Criminal Law News & Current Affairs
Sex, Drugs and Rock ‘n’ Roll
We all know one of these depraved activities is already outlawed in Bali on pain of death (or extended periods in custody). Drugs have long been illegal at the favourite holiday destination, and while the severe punishments are not consistent with our own, Australians are accustomed to the criminalisation of certain substances. But now, Indonesian politicians have set their sights on banning not only drugs, but sex!
Strictly speaking, the ban is only proposed to apply to fornication (being sex between unmarried people) – but to the Aussie traveller they are often one and the same. With marriage rates on the decline and divorce rates on the rise, many Australians are de facto or single and ready to mingle – with Bali often being on the top of the list for hook-up locations or romantic getaways for couples, married and unmarried alike.
Sex between unmarried people is rife in modern Australian society and surely prolific on the party island, yet it may soon be made illegal in Indonesia and carry serious criminal penalties. The controversial bill canvassed by the Indonesian government proposes to amend the Indonesian Criminal Code to include the following new offences and penalties:
- A prohibition on unmarried couples living together, carrying a maximum penalty of 6 months imprisonment;
- A prohibition on sexual intercourse between anyone who is not married, carrying a maximum penalty of 1 year imprisonment;
- A prohibition on advertising contraception to minors, carrying a term of imprisonment (not yet determined).

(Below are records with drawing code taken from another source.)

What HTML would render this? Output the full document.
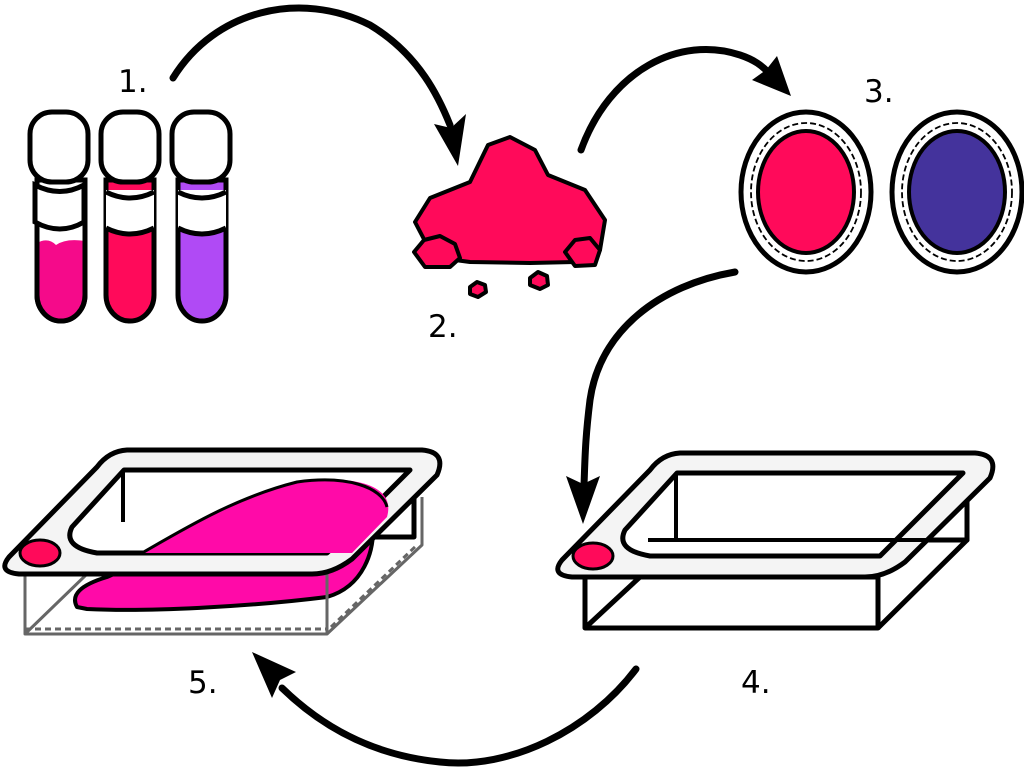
<!DOCTYPE html>
<html><head><meta charset="utf-8"><style>
html,body{margin:0;padding:0;background:#fff;width:1024px;height:768px;overflow:hidden}
svg{display:block}
text{font-family:"DejaVu Sans","Liberation Sans",sans-serif;font-size:31px;fill:#000}
</style></head><body>
<svg width="1024" height="768" viewBox="0 0 1024 768">
<!-- arrows -->
<g fill="none" stroke="#000" stroke-width="7" stroke-linecap="round">
<path d="M173,78 C215,10 300,-10 370,25 C420,55 440,100 450,125"/>
<path d="M581,150 C610,70 680,35 740,55 C755,60 762,66 768,72"/>
<path d="M735,272 C660,285 600,330 590,400 C585,440 585,460 584,485"/>
<path d="M636,669 C590,730 510,770 440,762 C370,755 320,725 282,688"/>
</g>
<g fill="#000">
<polygon points="458,166 434,124 451,128 466,114"/>
<polygon points="791,96 752,80 766,70 777,56"/>
<polygon points="583,524 566,476 583,484 600,476"/>
<polygon points="252,652 296,672 280,680 272,698"/>
</g>
<!-- labels -->
<text x="118" y="92">1.</text>
<text x="428" y="337">2.</text>
<text x="864" y="102">3.</text>
<text x="741" y="693">4.</text>
<text x="188" y="693">5.</text>
<!-- tubes -->
<g stroke="#000" stroke-width="5">
<path d="M37,180 L37,295 A24,26 0 0 0 85,295 L85,180 Z" fill="#fff"/>
<path d="M37,243 Q48,237 56,245 Q66,238 85,241 L85,295 A24,26 0 0 1 37,295 Z" fill="#f50a8a" stroke="none"/>
<path d="M37,225 L37,295 A24,26 0 0 0 85,295 L85,225" fill="none"/>
<path d="M35,185 Q60,198 84,185 L84,222 Q60,236 35,222 Z" fill="#fff"/>
<rect x="30" y="112" width="58" height="70" rx="22" fill="#fff"/>

<path d="M106,180 L106,295 A24,26 0 0 0 154,295 L154,180 Z" fill="#ff0a5a"/>
<path d="M106,190 L106,228 Q130,240 154,228 L154,190 Z" fill="#fff" stroke="none"/>
<path d="M106,192 Q130,204 154,192 M106,228 Q130,240 154,228" fill="none"/>
<rect x="101" y="112" width="58" height="70" rx="22" fill="#fff"/>

<path d="M178,180 L178,295 A24,26 0 0 0 226,295 L226,180 Z" fill="#b04af5"/>
<path d="M178,190 L178,228 Q202,240 226,228 L226,190 Z" fill="#fff" stroke="none"/>
<path d="M178,192 Q202,204 226,192 M178,228 Q202,240 226,228" fill="none"/>
<rect x="172" y="112" width="58" height="70" rx="22" fill="#fff"/>
</g>
<!-- powder -->
<g fill="#ff0a5a" stroke="#000" stroke-width="4" stroke-linejoin="round">
<polygon points="427,245 415,222 430,198 470,182 488,145 510,137 535,150 548,175 585,190 605,220 600,250 575,262 530,263 470,262 440,258"/>
<polygon points="414,252 424,240 440,236 455,244 460,258 450,267 425,267"/>
<polygon points="565,252 575,240 590,238 600,250 595,265 575,266"/>
<polygon points="530,278 538,272 547,276 548,285 540,289 530,285"/>
<polygon points="470,287 477,282 485,285 486,292 478,297 470,294"/>
</g>
<!-- plates -->
<g stroke="#000">
<ellipse cx="806" cy="192" rx="65" ry="80" fill="#fff" stroke-width="5"/>
<ellipse cx="806" cy="192" rx="55" ry="69" fill="none" stroke-width="1.8" stroke-dasharray="6,3"/>
<ellipse cx="806" cy="192" rx="48" ry="61" fill="#ff0a5a" stroke-width="4"/>
<ellipse cx="957" cy="192" rx="65" ry="80" fill="#fff" stroke-width="5"/>
<ellipse cx="957" cy="192" rx="55" ry="69" fill="none" stroke-width="1.8" stroke-dasharray="6,3"/>
<ellipse cx="957" cy="192" rx="48" ry="61" fill="#44339c" stroke-width="4"/>
</g>
<!-- tray 4 -->
<g stroke="#000" stroke-width="5" stroke-linejoin="round">
<polygon points="676,475 967,475 967,540 676,540" fill="#fff"/>
<polyline points="585,628 676,540" fill="none"/>
<polyline points="878,628 967,540 967,500" fill="none"/>
<rect x="585" y="577" width="293" height="51" fill="#fff"/>
<line x1="585" y1="628" x2="640" y2="577"/>
<path d="M680,453 L975,453 Q1000,455 990,478 L905,562 Q885,577 865,577 L572,577 Q550,575 562,560 L650,470 Q662,454 680,453 Z" fill="#f4f4f4"/>
<path d="M677,473 L963,473 L880,556 L650,556 Q615,550 625,530 Z" fill="#fff"/>
<line x1="676" y1="475" x2="676" y2="540" stroke-width="4"/>
<line x1="648" y1="540" x2="930" y2="540" stroke-width="4"/>
<ellipse cx="593" cy="556" rx="20" ry="13" fill="#ff0a5a" stroke-width="3"/>
</g>
<!-- tray 5 -->
<g transform="translate(-553,-3)" stroke-linejoin="round">
<polygon points="676,475 967,475 967,540 676,540" fill="#fff" stroke="#000" stroke-width="5"/>
<path d="M630,610 Q620,592 660,580 C720,555 760,510 810,490 C860,472 920,478 925,520 C930,555 915,590 880,600 C800,610 700,615 640,612 Z" fill="#ff0aa8" stroke="#000" stroke-width="4"/>
<g fill="none" stroke="#666" stroke-width="3">
<rect x="578" y="577" width="302" height="60"/>
<polyline points="880,637 975,548 975,500"/>
<line x1="578" y1="637" x2="640" y2="577"/>
<line x1="578" y1="632" x2="880" y2="632" stroke-dasharray="6,4"/>
<line x1="884" y1="630" x2="970" y2="548" stroke-dasharray="6,4"/>
</g>
<path d="M680,453 L975,453 Q1000,455 990,478 L905,562 Q885,577 865,577 L572,577 Q550,575 562,560 L650,470 Q662,454 680,453 Z" fill="#f4f4f4" stroke="#000" stroke-width="5"/>
<path d="M677,473 L963,473 L880,556 L650,556 Q615,550 625,530 Z" fill="#fff" stroke="#000" stroke-width="5"/>
<path d="M695,556 C740,530 790,500 850,485 C900,478 950,485 940,520 L905,556 Z" fill="#ff0aa8" stroke="none"/>
<path d="M695,556 C740,530 790,500 850,485 C900,478 935,490 940,510" fill="none" stroke="#000" stroke-width="3"/>
<line x1="676" y1="475" x2="676" y2="525" stroke="#000" stroke-width="4"/>
<ellipse cx="593" cy="556" rx="20" ry="13" fill="#ff0a5a" stroke="#000" stroke-width="3"/>
</g>
</svg>
</body></html>
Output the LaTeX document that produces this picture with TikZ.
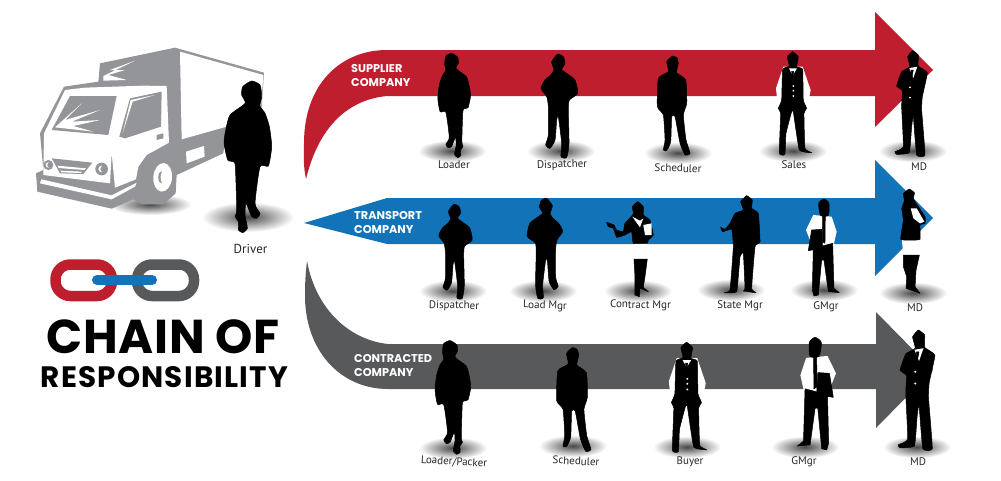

The proposed offences and their staggering maximum penalties appear to have a strong basis in religious conservatism. It seems Australians may have to give up this much-loved tourist destination as these imminent new laws simply do not accord with the sexual liberties we have come to expect in the 21st century.
However, it is not all bleak news, Bali tourism have only yesterday assured us the national “sex ban” does not apply to Australians – at least not yet. Drugs on the other hand, are still as illegal as ever in Bali, so please do not make the mistake of thinking the Aussie tourist exception will assist you in that regard. It also seems that while the Indonesian government has put the proposed bill on hold in light of the crippling effect it would have on Bali tourism, the bill may still be debated and even passed, and it is unclear whether it will ultimately apply to Australian tourists.
We at Aulich sincerely hope these laws do not inspire some of our more conservative politicians in Australia to make similar proposals. If the resistance to the recent NSW laws to decriminalise abortions or federal laws to allow gay marriage are any indication, there are certainly plenty of out-of-touch politicians still harbouring conservative views and hell-bent on curtailing individual freedoms. Fortunately, we have a hunch that some politicians who are outspoken against abortion or gay marriage on religious conservative grounds, may not be quite as outspoken against extra-marital sexual intercourse, which has been rife up on The Hill for many years. While some politicians may be eager to control what women and homosexuals can and cannot do with their bodies, no such laws are ever likely to apply to straight men in Australia, so perhaps straight couples can benefit from that and continue to fornicate to their heart’s content. Homosexual couples on the other hand, will likely always be in the minority, but the widespread support for homosexual rights in recent years is encouraging and suggests they, along with straight people, are not likely to be subject to the harsh sexual regressions proposed in Bali.